The Wild Pear Tree is another towering cinematic experience from Turkish director Nuri Bilge Ceylan. The story of a father and son in conflict, it grapples with life’s big themes and the burden of family relationships.
Ceylan’s films have the depth and richness of great literature, but he is equally adept at crafting transcendent cinematic moments on the big screen. Take for instance an early scene in The Wild Pear Tree, where a gust of wind blows a young woman’s long hair all over the place. The camera cuts to a side profile medium close-up, focusing on her face as black locks billow all around her, as if they’ve become animated like vipers on the head of the Medusa.
What had been until then a rather stilted conversation between a man and a woman is transformed into a moment of sensuality and eroticism, but also symbolises the man’s view of women as a threat or something to be conquered. Nothing heavy happens between the pair, of course. Well, they kiss, but she bites his lip in anger and then she’s called away by her mum, who is picking walnuts from trees in a nearby field.
Ceylan has a knack for making bad weather feel like a supernatural force in the universe, as if his seer-like imagination and the camera is a magical device used to channel and communicate with the natural world and fleetingly reveals universal truths. In Once Upon a Time in Anatolia, the wild winds of the steppe symbolised the dark moods and trajectories going on in the plot – the search for a dead body. In Winter Sleep, the heavy snowfall and frozen landscapes represented a man’s closed off heart and intellectual arrogance.

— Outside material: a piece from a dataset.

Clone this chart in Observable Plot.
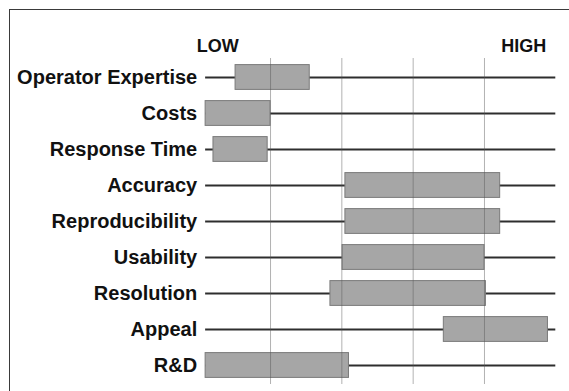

The Wild Pear Tree is very much a companion piece to his 2014 Palme d’Or-winning film, in that it’s also about an arrogant sod, though this time it’s a recent university graduate and writer who has a very complicated relationship with his middle-aged father. The landscapes, here, teeter between beguiling and stifling, mirroring the central character’s love-hate, passive-aggressive emotions regarding his surroundings.
Sinan (Aydın Doğu Demirkol) returns home after graduating from university in a bit of a bind. He doesn’t like his home village and despises his old man, a primary-school teacher with a consuming gambling addiction and a mountain of debts. Their relationship is one of generational conflict, but also very much a child’s disappointment in whom he once believed to be a fine man and mentor. The father, Idris (Murat Cemcir), clowns around, masking his issues, which only provokes Sinan’s contempt even more.
At 188 minutes and with Ceylan being one of the great masters of slow cinema, the road to the finishing line is long and meandering, but the emotional payoff is monumental and haunting in ways so few films can ever hope to achieve. Our patience is certainly rewarded. As Sinan and his dad edge towards individual epiphanies and a kind of reconciliation, Ceylan plays around with a series of images which feel like competing solutions to the drama, lending closing scenes a pronounced dreamlike aura or achieving the effect of meta-fiction.
It doesn’t feel disruptive at all, because it’s been teased since the start, more or less. Yet The Wild Pear Tree isn’t a showy or boldly radical work, this is still Ceylan’s brand of poetic landscapes and intimate dramas, but it does represent an intriguing artistic progression, so any claims of ‘more of the same’ are redundant.